À la suite de la tribune publiée dans Antilla sur le « mythe du modèle économique antillais », Sandra Casanova, pour la Collectivité Territoriale de Martinique, a souhaité apporter une contribution au débat. Les arguments avancés établissent précisément l’existence d’un modèle économique martiniquais spécifique et posent, en creux, la question centrale de sa transformation effective.
Un débat faussement théorique
La tribune de Sandra Casanova s’inscrit dans un moment de débat nourri sur la nature de l’économie martiniquaise, et plus précisément sur l’idée selon laquelle celle-ci ne présenterait aucune spécificité. Selon cette lecture, évoquer l’existence d’un « modèle » singulier relèverait d’un leurre destiné à masquer une incapacité collective à agir en faveur du développement.
Sans entrer dans une controverse idéologique, l’auteure replace utilement la réflexion dans le cadre objectif des réalités structurelles d’une Région ultrapériphérique de l’Union européenne : insularité, éloignement, dépendance aux importations, chaînes logistiques longues et surcoûts durables.
Un modèle économique particulier, au sens strict
Ce faisant, les éléments évoqués viennent établir ce que le débat tend parfois à occulter : la Martinique connaît bien un modèle économique particulier. Non pas un modèle dérogatoire aux lois de l’économie de marché, mais une configuration économique spécifique, façonnée par son statut institutionnel, son insertion commerciale, ses contraintes logistiques et ses dépendances structurelles.
Nier cette réalité conduit moins à une exigence analytique qu’à une impasse intellectuelle.

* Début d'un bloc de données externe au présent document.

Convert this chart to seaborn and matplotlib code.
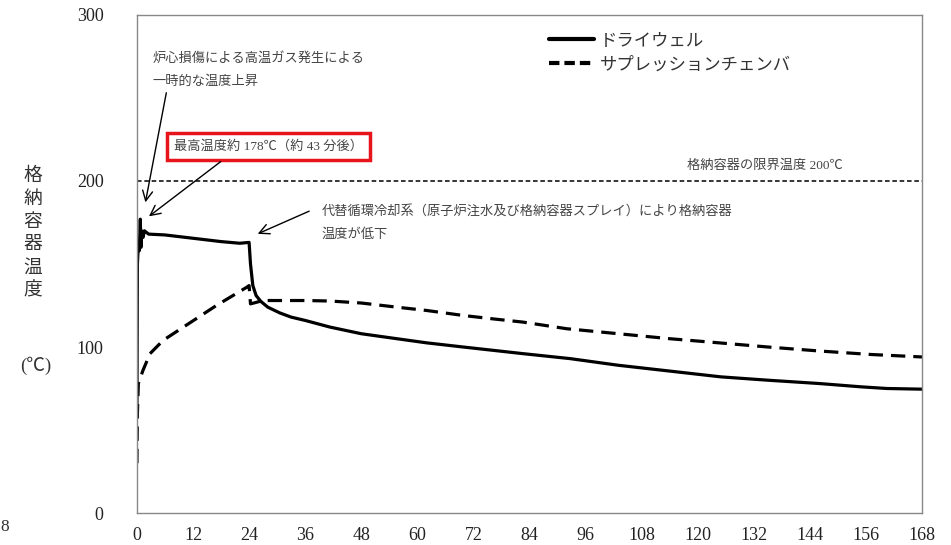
import numpy as np
import pandas as pd
import matplotlib
matplotlib.use("Agg")
import matplotlib.pyplot as plt
import seaborn as sns
from matplotlib.lines import Line2D

# Drywell temperature (hours, degC)
dw_hours = [0, 0.1, 0.3, 0.5, 0.72, 0.85, 1.0, 1.3, 1.6, 2.5, 6, 12, 18, 22, 24.0,
            24.3, 24.8, 25.5, 26.5, 28, 30.6, 33, 36, 41.3, 48, 55.6, 62, 69.8, 82.6,
            92.7, 103, 114, 125, 135, 146, 155, 160.5, 168]
dw_temp = [58, 150, 162, 158, 177, 160, 170, 166, 170, 168, 167.5, 165.5, 163.5, 162.5, 163,
           150, 137, 131, 127.5, 124, 120.5, 118, 116, 112, 108, 105, 102.5, 100, 96,
           93, 89, 85.5, 82, 80, 78, 76, 75, 74.6]

# Suppression chamber temperature (hours, degC)
sc_hours = [0, 0.1, 0.3, 0.8, 1.3, 2.8, 5.6, 11.3, 17, 23.5, 24.0, 24.3, 25, 27, 36,
            41.3, 48, 55.6, 62, 69.8, 76, 82.6, 92, 103, 114, 125, 135, 146, 157, 168]
sc_temp = [30, 60, 78, 82, 86, 96, 104, 114.5, 125, 136, 137, 126, 126.5, 128, 128,
           127.7, 126.5, 124, 122, 119, 117, 115, 111, 108, 105, 102.4, 100, 97.6, 95.5, 94]

x_ticks = list(range(0, 169, 12))
y_ticks = [0, 100, 200, 300]
limit_temp = 200

series_labels = ["ドライウェル", "サプレッションチェンバ"]

sns.set_style("white")
plt.rcParams['font.family'] = ['Liberation Serif', 'Noto Sans CJK JP', 'DejaVu Sans']

fig = plt.figure(figsize=(9.51, 5.45), dpi=100)
ax = fig.add_axes([0.144, 0.0587, 0.8255, 0.9138])

dw = pd.DataFrame({"hours": dw_hours, "temp": dw_temp})
sc = pd.DataFrame({"hours": sc_hours, "temp": sc_temp})

sns.lineplot(data=dw, x="hours", y="temp", ax=ax, color="black", lw=2.3)
sns.lineplot(data=sc, x="hours", y="temp", ax=ax, color="black", lw=2.3)
ax.lines[-1].set_dashes((4.5, 2.5))

ax.axhline(limit_temp, color="black", lw=1.1, dashes=(3, 1.8))

ax.set_xlim(0, 168)
ax.set_ylim(0, 300)
ax.set_xticks(x_ticks)
ax.set_yticks(y_ticks)
ax.set_xlabel("")
ax.set_ylabel("")
ax.tick_params(axis="both", direction="in", length=4, width=0.8, color="#777777",
               labelsize=13, labelcolor="#222222")
ax.tick_params(axis="y", pad=24)
ax.tick_params(axis="x", pad=10)
for s in ax.spines.values():
    s.set_color("#888888")
    s.set_linewidth(1.0)

# Legend
handles = [Line2D([], [], color="black", lw=3),
           Line2D([], [], color="black", lw=3, dashes=(2.5, 1.2))]
ax.legend(handles, series_labels, loc="upper left",
          bbox_to_anchor=(0.505, 0.995), frameon=False, fontsize=12.5,
          handlelength=2.6, handletextpad=0.3, labelspacing=0.45,
          labelcolor="#333333")

txt_color = "#444444"
fs = 9.5
arrow_kw = dict(arrowstyle="->", color="black", lw=1.0, mutation_scale=18)

# Annotation: temporary temperature rise
ax.text(3.4, 274, "炉心損傷による高温ガス発生による", fontsize=fs, color=txt_color,
        va="center", ha="left")
ax.text(3.4, 259.6, "一時的な温度上昇", fontsize=fs, color=txt_color,
        va="center", ha="left")
ax.annotate("", xy=(1.7, 185.5), xytext=(6.4, 254.8), arrowprops=arrow_kw)

# Annotation: max temperature (red box)
ax.text(28.2, 221, "最高温度約 178℃（約 43 分後）", fontsize=fs, color=txt_color,
        va="center", ha="center",
        bbox=dict(boxstyle="square,pad=0.55", facecolor="white",
                  edgecolor="#e8141c", lw=2.5))
ax.annotate("", xy=(2.1, 177.7), xytext=(18.4, 212.7), arrowprops=arrow_kw)

# Annotation: cooling system
ax.text(39.6, 182, "代替循環冷却系（原子炉注水及び格納容器スプレイ）により格納容器",
        fontsize=fs, color=txt_color, va="center", ha="left")
ax.text(39.6, 168, "温度が低下", fontsize=fs, color=txt_color, va="center", ha="left")
ax.annotate("", xy=(25.3, 167.5), xytext=(37.4, 182.5), arrowprops=arrow_kw)

# Annotation: limit temperature
ax.text(134.4, 209.6, "格納容器の限界温度 200℃", fontsize=fs, color=txt_color,
        va="center", ha="center")

# Y axis label stacked vertically
ylabel_chars = "格納容器温度"
for i, ch in enumerate(ylabel_chars):
    fig.text(33 / 951, 1 - (176 + i * 23) / 545, ch, fontsize=13.5, color="#333333",
             ha="center", va="center")
fig.text(36 / 951, 1 - 366 / 545, "(℃)", fontsize=13.5, color="#333333",
         ha="center", va="center")

# page number remnant at the bottom-left
fig.text(5 / 951, 1 - 527 / 545, "8", fontsize=12.5, color="#333333",
         ha="center", va="center")

fig.savefig("out.png", dpi=100)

Du diagnostic à la stratégie territoriale
La contribution de Sandra Casanova opère ainsi un déplacement du regard. Elle invite à sortir du débat abstrait sur les modèles pour se concentrer sur la construction d’une stratégie territoriale concrète. Celle-ci repose sur des leviers identifiés – logistiques, réglementaires et régionaux – susceptibles de transformer des contraintes reconnues en facteurs de développement.
L’enjeu central : passer de l’intention à la preuve
La reconnaissance d’un modèle économique particulier ne saurait suffire. Encore faut-il en tirer toutes les conséquences en matière d’action publique.

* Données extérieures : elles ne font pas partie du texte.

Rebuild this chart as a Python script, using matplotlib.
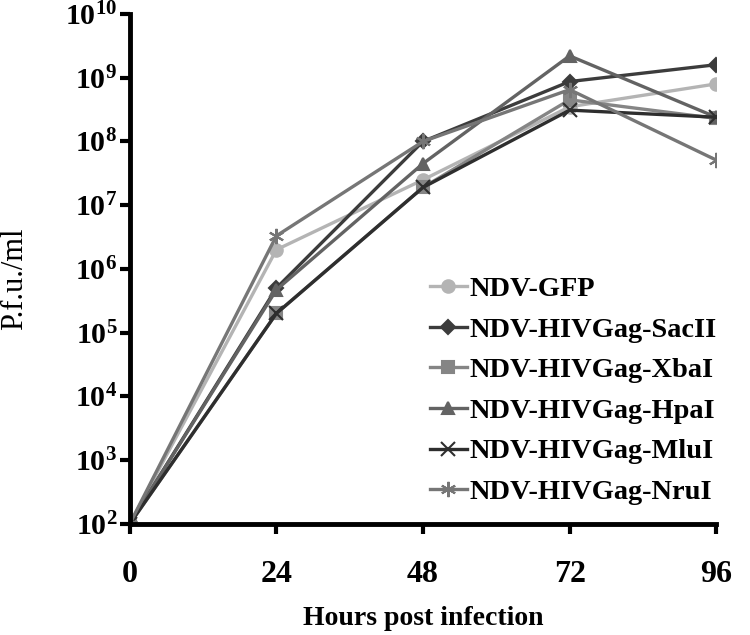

L’absence d’indicateurs objectivables, d’outils pleinement opérationnels et d’évaluations indépendantes fait peser un risque majeur : celui de confondre intention stratégique – tout à fait vertueuse, reconnaissons-le – et transformation réelle du système économique martiniquais.

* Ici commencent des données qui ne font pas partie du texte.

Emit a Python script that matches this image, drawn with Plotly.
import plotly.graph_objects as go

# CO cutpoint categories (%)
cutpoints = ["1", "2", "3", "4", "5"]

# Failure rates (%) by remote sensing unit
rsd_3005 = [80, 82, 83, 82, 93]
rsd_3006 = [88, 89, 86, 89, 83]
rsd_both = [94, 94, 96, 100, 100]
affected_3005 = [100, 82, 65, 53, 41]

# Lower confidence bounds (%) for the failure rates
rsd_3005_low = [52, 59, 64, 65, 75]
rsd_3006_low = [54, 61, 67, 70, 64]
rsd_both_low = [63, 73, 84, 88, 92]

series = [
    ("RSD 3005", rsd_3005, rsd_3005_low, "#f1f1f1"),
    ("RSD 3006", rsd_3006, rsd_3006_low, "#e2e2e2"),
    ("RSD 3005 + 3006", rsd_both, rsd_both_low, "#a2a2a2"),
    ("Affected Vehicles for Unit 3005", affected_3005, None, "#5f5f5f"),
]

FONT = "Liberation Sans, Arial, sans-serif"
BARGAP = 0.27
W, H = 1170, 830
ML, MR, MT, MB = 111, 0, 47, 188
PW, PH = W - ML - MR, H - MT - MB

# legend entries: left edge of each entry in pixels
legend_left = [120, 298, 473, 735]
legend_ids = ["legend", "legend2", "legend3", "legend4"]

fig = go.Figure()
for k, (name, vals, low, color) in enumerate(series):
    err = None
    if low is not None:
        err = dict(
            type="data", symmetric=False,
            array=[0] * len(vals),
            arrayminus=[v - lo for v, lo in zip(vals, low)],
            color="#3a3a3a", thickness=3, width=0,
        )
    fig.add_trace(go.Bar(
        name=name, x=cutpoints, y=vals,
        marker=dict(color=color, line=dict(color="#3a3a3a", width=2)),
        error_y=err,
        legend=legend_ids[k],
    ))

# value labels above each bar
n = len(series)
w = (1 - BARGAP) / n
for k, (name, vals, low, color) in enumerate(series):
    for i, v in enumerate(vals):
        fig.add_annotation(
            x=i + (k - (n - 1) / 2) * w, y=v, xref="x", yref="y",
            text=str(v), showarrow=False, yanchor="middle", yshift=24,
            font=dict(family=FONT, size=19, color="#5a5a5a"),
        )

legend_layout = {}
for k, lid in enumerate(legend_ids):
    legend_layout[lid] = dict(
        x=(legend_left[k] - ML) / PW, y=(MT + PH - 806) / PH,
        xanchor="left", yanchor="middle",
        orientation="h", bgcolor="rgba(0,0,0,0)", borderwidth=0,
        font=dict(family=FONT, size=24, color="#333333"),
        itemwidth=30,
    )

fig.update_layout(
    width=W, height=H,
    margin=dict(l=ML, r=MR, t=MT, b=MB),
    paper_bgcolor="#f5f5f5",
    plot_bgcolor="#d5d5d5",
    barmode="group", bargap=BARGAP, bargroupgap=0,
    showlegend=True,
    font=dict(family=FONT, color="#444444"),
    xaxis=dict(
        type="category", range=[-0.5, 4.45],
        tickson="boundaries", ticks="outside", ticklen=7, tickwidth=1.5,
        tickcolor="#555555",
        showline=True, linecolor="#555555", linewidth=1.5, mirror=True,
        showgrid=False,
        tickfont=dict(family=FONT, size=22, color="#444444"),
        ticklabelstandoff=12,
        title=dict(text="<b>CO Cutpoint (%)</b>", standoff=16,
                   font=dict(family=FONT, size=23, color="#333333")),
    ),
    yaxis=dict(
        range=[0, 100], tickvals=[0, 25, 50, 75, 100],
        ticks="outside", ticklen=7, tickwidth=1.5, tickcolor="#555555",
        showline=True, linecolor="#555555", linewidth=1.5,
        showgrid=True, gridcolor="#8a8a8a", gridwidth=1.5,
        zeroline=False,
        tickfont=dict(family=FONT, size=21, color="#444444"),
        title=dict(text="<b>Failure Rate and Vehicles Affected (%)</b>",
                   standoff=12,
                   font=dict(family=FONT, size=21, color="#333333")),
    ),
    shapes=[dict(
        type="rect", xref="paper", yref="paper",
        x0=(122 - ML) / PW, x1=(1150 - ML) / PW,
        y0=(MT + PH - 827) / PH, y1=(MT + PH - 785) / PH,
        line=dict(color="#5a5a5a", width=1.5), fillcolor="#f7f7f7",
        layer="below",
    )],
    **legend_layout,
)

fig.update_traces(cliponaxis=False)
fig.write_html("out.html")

Clarifier pour transformer
Le débat économique martiniquais ne porte donc plus sur l’existence ou non d’un modèle économique antillais – que les faits établissent – mais sur la capacité collective à le faire évoluer.
C’est à cette condition, et seulement à celle-là, que le débat public pourra devenir un véritable levier de transformation économique et sociale.